Ask HN: When travelling a mile or less, do you walk or drive? - sunnybythesea


======
tokenadult
I walk. We chose our house location with substituting walking for driving in
mind. We can walk to the local public library, and to much of our shopping. I
just went on a shopping trip today on foot, enjoying the falling snow on my
way back. (Most of our trips are a mile out and a mile back, and very
pleasant, as the city trail follows the path of a creek.)

------
debacle
Living in the US, the only three places I can get to within a mile are the
business where I get my hair cut, my children's school, and the veterinarians'
office.

I almost always walk the dogs to the veterinarians', and also to get my hair
cut, however I often drive the kids to school because from there I commute to
work.

------
sunnybythesea
I'm an avid walker and am always surprised when people casually drive
somewhere they could have easily walked.
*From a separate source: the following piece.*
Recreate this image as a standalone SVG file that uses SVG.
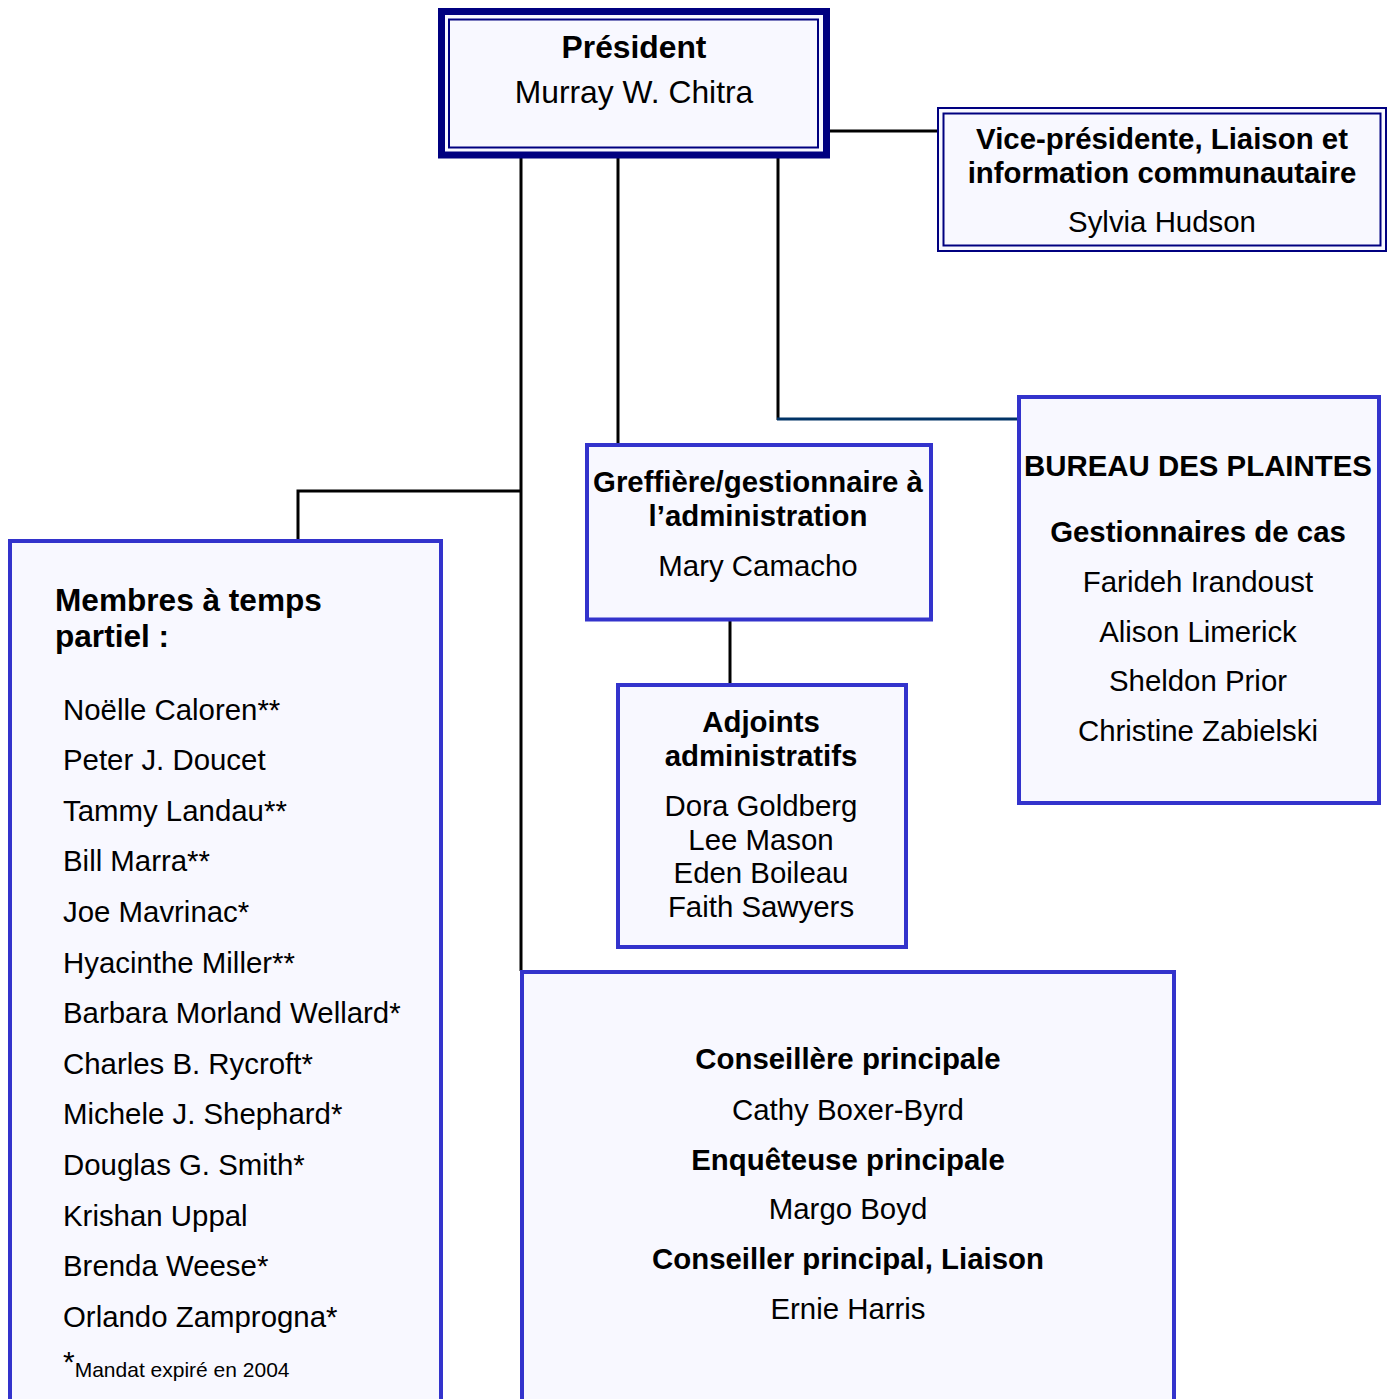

I'm wondering how many people
(especially people in the tech community) prefer to walk when possible. Or is
it just an American cultural thing? (I live here now, but wasn't raised here).

------
codegeek
I walk about 0.7 miles to the train station daily to commute to work (NY/NJ
area). However in the US, it is more common for ppl to drive specially in
winter.

------
chrisduesing
I live in a city, so I can and do walk. In fact I don't own a car.

I also suspect suburbanites have fewer destinations that are <= a mile.